There are some really good poems here. One, “Ponies and Rocketships”, actually made me cry while contemplating the sense of wonder and disappointment and horror and hope at the heart of watching all those bright, expansive childhood dreams of entitlement die under the rampaging foot of reality. Or “New Year’s Resolution”, which manages to encapsulate that same sense of grandiose expectation in the face of mundane truth in the space of ten lines. Or “Diamonds”, a chilling, sparse metaphor for the objectification of beauty. God dam “Eulogy for Spirit and Opportunity!” Poems that carry the punch of personal experience, with just the right amount of metaphor to add depth and enough trust in the reader to believe they can understand without being spoonfed while going for the gonads as much as the funnybone. Poems that clearly could not have come from anyone else but this specific woman at this specific time in her life. That’s what I kill for in poetry.
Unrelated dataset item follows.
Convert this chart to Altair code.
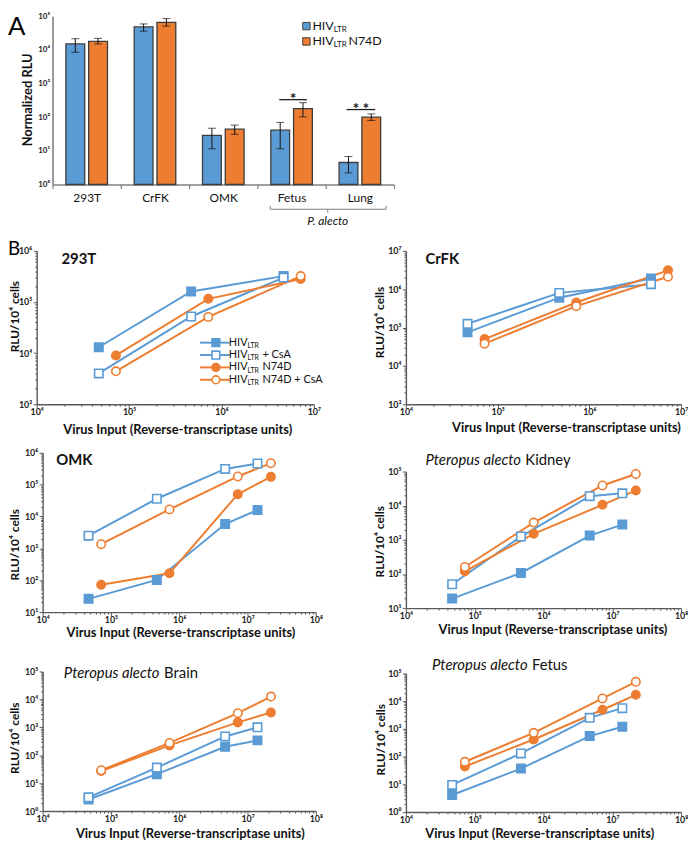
import altair as alt
import pandas as pd

FONT = "Lato"
BLUE = "#5B9BD5"
ORANGE = "#ED7D31"
AXC = "#595959"
W, H = 680, 830

# ---------------- Panel A data ----------------
cells = ["293T", "CrFK", "OMK", "Fetus", "Lung"]
series_A = ["HIV_LTR", "HIV_LTR N74D"]
hiv_mean = [1.5e4, 4.8e4, 29, 41, 4.5]
hiv_low = [8.5e3, 3.6e4, 11.5, 11.5, 2.2]
hiv_high = [2.15e4, 5.9e4, 47, 70, 6.8]
n74d_mean = [1.8e4, 6.6e4, 44, 180, 100]
n74d_low = [1.5e4, 5.1e4, 31, 102, 80]
n74d_high = [2.2e4, 8.5e4, 58, 270, 125]

# ---------------- Panel B data ----------------
series_B = ["HIV_LTR", "HIV_LTR + CsA", "HIV_LTR N74D", "HIV_LTR N74D + CsA"]
x_hiv_3 = [4.7e4, 4.7e5, 4.7e6]
x_n74d_3 = [7.2e4, 7.2e5, 7.2e6]
x_hiv_4 = [4.7e4, 4.7e5, 4.7e6, 1.4e7]
x_n74d_4 = [7.2e4, 7.2e5, 7.2e6, 2.2e7]

t293_hiv = [1.3e4, 1.6e5, 3.2e5]
t293_hiv_csa = [4.0e3, 5.2e4, 3.0e5]
t293_n74d = [9.0e3, 1.15e5, 2.8e5]
t293_n74d_csa = [4.4e3, 5.1e4, 3.2e5]

crfk_hiv = [7.5e4, 6.0e5, 1.9e6]
crfk_hiv_csa = [1.25e5, 8.0e5, 1.35e6]
crfk_n74d = [5.0e4, 4.5e5, 3.1e6]
crfk_n74d_csa = [3.8e4, 3.6e5, 2.1e6]

omk_hiv = [26, 102, 5.8e3, 1.6e4]
omk_hiv_csa = [2.5e3, 3.6e4, 3.1e5, 4.6e5]
omk_n74d = [72, 165, 5.0e4, 1.75e5]
omk_n74d_csa = [1.35e3, 1.66e4, 1.8e5, 4.7e5]

kid_hiv = [19, 107, 1.33e3, 2.8e3]
kid_hiv_csa = [50, 1.25e3, 1.9e4, 2.3e4]
kid_n74d = [120, 1.5e3, 1.06e4, 2.8e4]
kid_n74d_csa = [160, 3.2e3, 3.9e4, 8.5e4]

brain_hiv = [2.6, 21, 200, 340]
brain_hiv_csa = [3.1, 36, 470, 1.0e3]
brain_n74d = [27, 225, 1.5e3, 3.4e3]
brain_n74d_csa = [29, 275, 3.2e3, 1.26e4]

fetus_hiv = [4.1, 37, 550, 1.2e3]
fetus_hiv_csa = [9.5, 130, 2.5e3, 5.6e3]
fetus_n74d = [44, 415, 4.9e3, 1.7e4]
fetus_n74d_csa = [65, 720, 1.25e4, 5.0e4]

LABEL = ("'10' + substring('⁰¹²³⁴⁵⁶⁷⁸⁹', round(log(datum.value)/LN10), "
         "round(log(datum.value)/LN10) + 1)")


def majors(lo, hi):
    return [10.0 ** k for k in range(lo, hi + 1)]


def minors(lo, hi):
    return [m * 10.0 ** k for k in range(lo, hi) for m in range(2, 10)]


def one():
    return pd.DataFrame({"d": [0]})


def text(label, x, y, size=12, weight="normal", style="normal", align="left",
         baseline="middle", color="#111111"):
    return alt.Chart(pd.DataFrame({"t": [label]})).mark_text(
        align=align, baseline=baseline, fontSize=size, fontWeight=weight,
        fontStyle=style, font=FONT, color=color
    ).encode(x=alt.value(x), y=alt.value(y), text="t:N")


def seg(x1, y1, x2, y2, color="#111111", width=1.0):
    return alt.Chart(one()).mark_rule(color=color, strokeWidth=width).encode(
        x=alt.value(x1), x2=alt.value(x2), y=alt.value(y1), y2=alt.value(y2))


def marker(x, y, shape, fill, stroke, size, sw=1.5):
    return alt.Chart(one()).mark_point(shape=shape, fill=fill, stroke=stroke, size=size,
                                       strokeWidth=sw, opacity=1, filled=False).encode(
        x=alt.value(x), y=alt.value(y))


# ---------------- Panel A ----------------
dfA = pd.DataFrame({
    "cell": cells * 2,
    "series": [series_A[0]] * 5 + [series_A[1]] * 5,
    "val": hiv_mean + n74d_mean,
    "lo": hiv_low + n74d_low,
    "hi": hiv_high + n74d_high,
})
xA_scale = alt.Scale(domain=cells, range=[45, 390], paddingInner=0, paddingOuter=0)
xoff_scale = alt.Scale(domain=series_A, paddingInner=0.174, paddingOuter=0.587)
yA_scale = alt.Scale(type="log", domain=[1, 1e5], range=[173, 3], nice=False)
xA_axis = alt.Axis(orient="bottom", offset=173 - H, title=None, tickBand="extent",
                   tickSize=4, labelPadding=9, labelBaseline="middle", labelAngle=0,
                   labelFont=FONT, labelFontSize=12, labelColor="#111111",
                   domainColor="#808080", domainWidth=1.6, tickColor="#808080", tickWidth=1.2,
                   grid=False)
yA_axis = alt.Axis(orient="left", offset=-45, values=majors(0, 5),
                   labelExpr=LABEL, tickSize=0, labelPadding=3, labelFont=FONT,
                   labelFontSize=8, labelFontWeight="bold", labelColor="#222222",
                   labelOverlap=False, domainColor="#808080", domainWidth=1.6, grid=False,
                   title="Normalized RLU", titleFont=FONT, titleFontSize=13,
                   titleFontWeight="bold", titleColor="#111111", titleAngle=-90,
                   titleX=-25.5, titleY=87, titleAlign="center", titleBaseline="middle")

xA = alt.X("cell:N", scale=xA_scale, axis=xA_axis)
xoffA = alt.XOffset("series:N", scale=xoff_scale)
baseA = alt.Chart(dfA)
bars = baseA.mark_bar(stroke="#3d3d3d", strokeWidth=1.3).encode(
    x=xA, xOffset=xoffA,
    y=alt.Y("val:Q", scale=yA_scale, axis=yA_axis),
    y2=alt.datum(1),
    color=alt.Color("series:N", scale=alt.Scale(domain=series_A, range=[BLUE, ORANGE]), legend=None),
)
err = baseA.mark_rule(color="#111111", strokeWidth=1).encode(
    x=xA, xOffset=xoffA,
    y=alt.Y("lo:Q", scale=yA_scale, axis=yA_axis),
    y2="hi:Q",
)
cap_lo = baseA.mark_tick(color="#111111", thickness=1, size=8, orient="horizontal").encode(
    x=xA, xOffset=xoffA,
    y=alt.Y("lo:Q", scale=yA_scale, axis=yA_axis),
)
cap_hi = baseA.mark_tick(color="#111111", thickness=1, size=8, orient="horizontal").encode(
    x=xA, xOffset=xoffA,
    y=alt.Y("hi:Q", scale=yA_scale, axis=yA_axis),
)
panelA = alt.layer(bars, err, cap_lo, cap_hi)

annA = [
    text("A", 0, 22, size=26, baseline="alphabetic", color="#000000"),
    # bracket for P. alecto
    seg(265, 198, 382, 198, "#808080", 1),
    seg(265, 194.5, 265, 198, "#808080", 1),
    seg(382, 194.5, 382, 198, "#808080", 1),
    seg(323, 198, 323, 201.5, "#808080", 1),
    text("P. alecto", 323, 210, size=12, style="italic", align="center"),
    # significance
    seg(274, 87.3, 302, 87.3, "#222222", 1.3),
    text("*", 288, 92, size=15, weight="bold", align="center", baseline="alphabetic"),
    seg(342, 97.3, 371, 97.3, "#222222", 1.3),
    text("* *", 356.5, 102, size=15, weight="bold", align="center", baseline="alphabetic"),
    # legend A
    marker(301.5, 13, "square", BLUE, "#404040", 56, 1),
    marker(301.5, 28.5, "square", ORANGE, "#404040", 56, 1),
    text("HIV", 329, 13, size=12.5, align="right"),
    text("LTR", 329, 17, size=8),
    text("HIV", 329, 28.5, size=12.5, align="right"),
    text("LTR", 329, 32.5, size=8),
    text("N74D", 344, 28.5, size=12.5),
]


# ---------------- Panel B ----------------
def panel_B(xh, xn, vals, xexp, yexp, xr, yr, xt_x, xt_dy, yt_dx, yt_y):
    xs_list = [xh, xh, xn, xn]
    rows = []
    for s, xs, v in zip(series_B, xs_list, vals):
        for a, b in zip(xs, v):
            rows.append({"x": a, "y": b, "s": s})
    df = pd.DataFrame(rows)
    xscale = alt.Scale(type="log", domain=[10.0 ** xexp[0], 10.0 ** xexp[1]], range=xr, nice=False)
    yscale = alt.Scale(type="log", domain=[10.0 ** yexp[0], 10.0 ** yexp[1]], range=yr, nice=False)
    common = dict(labelFont=FONT, labelFontSize=9, labelFontWeight="bold", labelColor="#222222",
                  labelOverlap=False, labelFlush=False, domainColor=AXC, domainWidth=1.4,
                  tickColor=AXC, tickWidth=1, grid=False)
    xaxis = alt.Axis(orient="bottom", offset=yr[0] - H, values=majors(*xexp), labelExpr=LABEL,
                     tickSize=4, labelPadding=3.5, labelBaseline="middle",
                     title="Virus Input (Reverse-transcriptase units)", titleFont=FONT,
                     titleFontSize=13, titleFontWeight="bold", titleColor="#111111",
                     titleX=xt_x, titleY=xt_dy, titleAlign="center", titleBaseline="middle",
                     **common)
    yaxis = alt.Axis(orient="left", offset=-xr[0], values=majors(*yexp), labelExpr=LABEL,
                     tickSize=3.5, labelPadding=1.5, labelBaseline="middle",
                     title="RLU/10⁴ cells", titleFont=FONT, titleFontSize=12,
                     titleFontWeight="bold", titleColor="#111111", titleAngle=-90,
                     titleX=yt_dx, titleY=yt_y, titleAlign="center", titleBaseline="middle",
                     **common)
    xminor = alt.Axis(orient="bottom", offset=yr[0] - H, values=minors(*xexp), labels=False,
                      domain=False, tickSize=2, tickColor=AXC, tickWidth=1, grid=False, title=None)
    yminor = alt.Axis(orient="left", offset=-xr[0], values=minors(*yexp), labels=False,
                      domain=False, tickSize=2, tickColor=AXC, tickWidth=1, grid=False, title=None)
    base = alt.Chart(df)
    lines = base.mark_line(strokeWidth=2).encode(
        x=alt.X("x:Q", scale=xscale, axis=xaxis),
        y=alt.Y("y:Q", scale=yscale, axis=yaxis),
        color=alt.Color("s:N", scale=alt.Scale(domain=series_B, range=[BLUE, BLUE, ORANGE, ORANGE]),
                        legend=None),
    )
    pts = base.mark_point(size=72, strokeWidth=1.6, opacity=1).encode(
        x=alt.X("x:Q", scale=xscale, axis=xaxis),
        y=alt.Y("y:Q", scale=yscale, axis=yaxis),
        shape=alt.Shape("s:N", scale=alt.Scale(domain=series_B,
                                               range=["square", "square", "circle", "circle"]),
                        legend=None),
        stroke=alt.Stroke("s:N", scale=alt.Scale(domain=series_B,
                                                 range=[BLUE, BLUE, ORANGE, ORANGE]), legend=None),
        fill=alt.Fill("s:N", scale=alt.Scale(domain=series_B,
                                             range=[BLUE, "#ffffff", ORANGE, "#ffffff"]), legend=None),
    )
    minor = base.mark_point(opacity=0).encode(
        x=alt.X("x:Q", scale=xscale, axis=xminor),
        y=alt.Y("y:Q", scale=yscale, axis=yminor),
    )
    return alt.layer(lines, pts), minor


p293 = panel_B(x_hiv_3, x_n74d_3, [t293_hiv, t293_hiv_csa, t293_n74d, t293_n74d_csa],
               (4, 7), (3, 6), [29, 309], [395, 240], 171, 25.3, -22.5, 306)
pcrfk = panel_B(x_hiv_3, x_n74d_3, [crfk_hiv, crfk_hiv_csa, crfk_n74d, crfk_n74d_csa],
                (4, 7), (3, 7), [402, 680], [395, 240], 563.7, 23.7, -27, 312)
pomk = panel_B(x_hiv_4, x_n74d_4, [omk_hiv, omk_hiv_csa, omk_n74d, omk_n74d_csa],
               (4, 8), (1, 6), [35, 311], [605, 444], 174.2, 20.5, -28.5, 536.5)
pkid = panel_B(x_hiv_4, x_n74d_4, [kid_hiv, kid_hiv_csa, kid_n74d, kid_n74d_csa],
               (4, 8), (1, 5), [402, 680], [601, 463], 550, 21.7, -27, 533.5)
pbrain = panel_B(x_hiv_4, x_n74d_4, [brain_hiv, brain_hiv_csa, brain_n74d, brain_n74d_csa],
                 (4, 8), (0, 5), [35, 311], [806, 665], 183.7, 22.7, -28.5, 732)
pfetus = panel_B(x_hiv_4, x_n74d_4, [fetus_hiv, fetus_hiv_csa, fetus_n74d, fetus_n74d_csa],
                 (4, 8), (0, 5), [402, 680], [807, 667], 536.7, 21.7, -26, 733.5)

panels_B = []
for main, minor in [p293, pcrfk, pomk, pkid, pbrain, pfetus]:
    panels_B += [minor, main]

annB = [
    text("B", 0, 244, size=19, baseline="alphabetic", color="#000000"),
    text("293T", 54, 248, size=15, weight="bold"),
    text("CrFK", 421.7, 248, size=15, weight="bold"),
    text("OMK", 48.7, 451.3, size=15, weight="bold"),
    text("Pteropus alecto", 518.3, 451.3, size=15, style="italic", align="right"),
    text("Kidney", 522.7, 451.3, size=15),
    text("Pteropus alecto", 153, 667, size=15, style="italic", align="right"),
    text("Brain", 157.7, 667, size=15),
    text("Pteropus alecto", 525, 658.7, size=15, style="italic", align="right"),
    text("Fetus", 529.3, 658.7, size=15),
]

leg_rows = [332.8, 345.3, 357.8, 370.3]
leg_style = [("square", BLUE, BLUE, 62), ("square", "#ffffff", BLUE, 62),
             ("circle", ORANGE, ORANGE, 62), ("circle", "#ffffff", ORANGE, 62)]
leg_suffix = ["", "+ CsA", "N74D", "N74D + CsA"]
legB = []
for yy, (shp, fl, st, sz), suf in zip(leg_rows, leg_style, leg_suffix):
    legB.append(seg(194, yy, 224, yy, st, 2))
    legB.append(marker(210, yy, shp, fl, st, sz, 1.6))
    legB.append(text("HIV", 242, yy, size=11, align="right"))
    legB.append(text("LTR", 242, yy + 3.5, size=7))
    if suf:
        legB.append(text(suf, 257, yy, size=11))

chart = alt.layer(
    panelA, *panels_B, *annA, *annB, *legB
).resolve_scale(
    x="independent", y="independent", color="independent", stroke="independent",
    fill="independent", shape="independent", xOffset="independent"
).properties(
    width=W, height=H, padding=0
).configure_view(stroke=None)

chart.save("out.html", embed_options={"renderer": "svg", "actions": False})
However, the good ones are weighed down with a bit too much preachiness. A bit too much blunt force. Far too many that smack of the type of poetry you write to impress your college professors. Staid. Overwordy. Stiff. Lifeless. Lacking in personality. Bleh. Stuff like “America,” “The Nature of Gunfight” or “Stone” that only feed us what we’ve been told a thousand times over and without half the liveliness. Or the last stanza of “The Night Blooming Cereus”, that does everything except directly call the reader too stupid to understand everything that the rest of the poem was saying. And that isn’t getting into what I strongly suspect is a moment confusing the Vietnam War Memorial in DC with the Korean War Veterans Memorial (which does not have names, only statistics, listed).

Leslie doesn’t just have promise, she’s got chutzpah and power and grace. And when it shines, it can blot out the sunset and the hero on horseback riding into it. Unfortunately, it doesn’t shine nearly as much as I wanted it to here and there’s an awful lot of dust choking out the light.